I want to push patches to a remote “unreviewed” branch, so that they get “merged” to the remote repository only after reviewing. This will be the Pijul way of doing pull requests, only much much lighter than 3-way merge/pull requests.
Branches are of course mostly an engineer’s thing, but they’re an absolutely essential feature to have, and a clean definition would make Pijul really easy to learn.
I’ve been thinking of two different definitions/semantics:
The first definition has the merit of simplicity, both in implementation and in learning curve, whereas the other would for instance allow an experimental branch to follow a stable branch, even if patches do not pass through the experimental branch first.
These ideas definitely call for a purely functional implementation: with the same implementation as in Pijul 0.2, we could get branches almost for free. Two branches would share everything but their differences. Of course, branches that forked long ago and are “mostly merged” would not share much, but this is probably unavoidable, or at least would require whole new ideas.
I’ve contacted the authors of LMDB (the fantastic backend library we’re currentyl using), in order to know whether it would be possible to add some limited form of referential transparency to their B+ trees. They kindly replied that they would probably not do it, which I definitely understand: why would someone want to add such an overhead in space and maintenance for a feature probably used by a single user?
So, I’ve decide to start a new LMDB. It will certainly not be as fast as the original one, but it will have this missing feature. This would give the following time and space complexities:
creating a branch: time O(1), space O(1).
pushing a patch to a branch: same time/space complexity as in the one-branch case, i.e. O(p log h) when there is no missing context, plus a factor of (size of the missing context) else.
merging branch A (seen as a set of patches) to branch B (seen as a set of patches): this would amount to applying set of patches A-B to B, so the usual complexity of patch application.

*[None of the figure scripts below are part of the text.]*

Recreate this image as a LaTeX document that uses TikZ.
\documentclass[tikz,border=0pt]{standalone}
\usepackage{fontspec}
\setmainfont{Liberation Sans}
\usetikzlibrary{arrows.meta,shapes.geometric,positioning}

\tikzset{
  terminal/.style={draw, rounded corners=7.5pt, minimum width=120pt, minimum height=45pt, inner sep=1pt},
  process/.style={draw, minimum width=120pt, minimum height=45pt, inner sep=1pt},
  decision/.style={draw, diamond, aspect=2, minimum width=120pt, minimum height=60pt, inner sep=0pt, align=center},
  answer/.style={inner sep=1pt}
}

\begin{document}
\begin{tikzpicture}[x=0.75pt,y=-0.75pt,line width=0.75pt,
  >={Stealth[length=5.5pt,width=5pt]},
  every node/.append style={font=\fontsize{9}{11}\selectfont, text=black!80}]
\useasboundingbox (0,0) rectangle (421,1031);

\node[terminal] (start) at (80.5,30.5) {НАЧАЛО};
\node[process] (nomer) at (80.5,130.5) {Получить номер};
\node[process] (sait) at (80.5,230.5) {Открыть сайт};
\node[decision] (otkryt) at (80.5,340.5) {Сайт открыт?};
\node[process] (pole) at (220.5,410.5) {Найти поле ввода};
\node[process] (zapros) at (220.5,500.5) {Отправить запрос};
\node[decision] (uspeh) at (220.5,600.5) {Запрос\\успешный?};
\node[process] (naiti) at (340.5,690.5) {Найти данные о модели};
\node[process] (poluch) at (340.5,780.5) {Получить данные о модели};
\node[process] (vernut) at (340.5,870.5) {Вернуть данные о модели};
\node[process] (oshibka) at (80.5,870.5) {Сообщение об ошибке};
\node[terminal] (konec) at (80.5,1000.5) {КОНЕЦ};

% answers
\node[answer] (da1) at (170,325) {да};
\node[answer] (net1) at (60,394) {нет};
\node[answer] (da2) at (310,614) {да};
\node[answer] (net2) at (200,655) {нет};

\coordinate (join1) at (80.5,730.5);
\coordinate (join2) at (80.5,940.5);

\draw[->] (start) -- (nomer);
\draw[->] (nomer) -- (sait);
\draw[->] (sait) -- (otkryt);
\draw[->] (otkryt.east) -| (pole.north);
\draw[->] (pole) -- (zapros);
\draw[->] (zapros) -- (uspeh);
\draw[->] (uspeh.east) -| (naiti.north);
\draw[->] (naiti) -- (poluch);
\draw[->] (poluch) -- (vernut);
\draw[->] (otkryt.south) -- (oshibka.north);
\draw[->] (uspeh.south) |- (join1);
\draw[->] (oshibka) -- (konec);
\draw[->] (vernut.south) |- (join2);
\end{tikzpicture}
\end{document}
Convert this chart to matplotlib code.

After a few days of work, I have a full implementation of transactions on arbitrarily large files. My implementation is thread-safe, process-safe, and crash-resistant. It allows any number of concurrent readers and one writer at a time. Moreover, the writer does not exclude readers (readers still read the version before the writer started).
The only operation excluding readers is when a writer commits its transaction, which is done by a call to msync on a single page. I’m now starting to fill these pages with a useful data structure, like B+ trees.
I’ve tried to pay close attention to compatibility with 32-bit machines, even for large files. The only non-portable things right now are (1) calls to mmap and msync, which need to be translated to mmap64, and to windows when this part of the library becomes stable and (2) machines with page size other than 4kB are not yet supported. The only such architecture I’m aware of is SPARC (which also happens to be big-endian, but I already handle this).
Since I don’t want the nodes of my B-trees to be more than an x86-page, this probably means that nodes of more than 4kB (i.e. very large keys and/or values) will involve some amount of copying on SPARC.
Some translation of the base layer (pages allocator) to windows, 32 bits (i.e. using mmap64 instead of mmap when needed), and SPARC.
Cross-platform fallocate (I’m using ftruncate right now), and more calls to fallocate when the file needs to grow. This is probably the easiest part (only one part causes the file to grow).
Organizing the inside of B-tree nodes. One pleasant surprise here is, in Pijul, the most performance critical database is the graph base, but that one uses keys and values of fixed size. A less pleasant surprise is that there are also bases with keys and values of non-fixed size. This probably means that I need to implement both possibilities, since fixed-size keys can be implemented with binary trees inside the pages, whereas insertion and deletions on other nodes would need a sophisticated allocator inside a single page (or probably just a memmove for now, at least before profiling).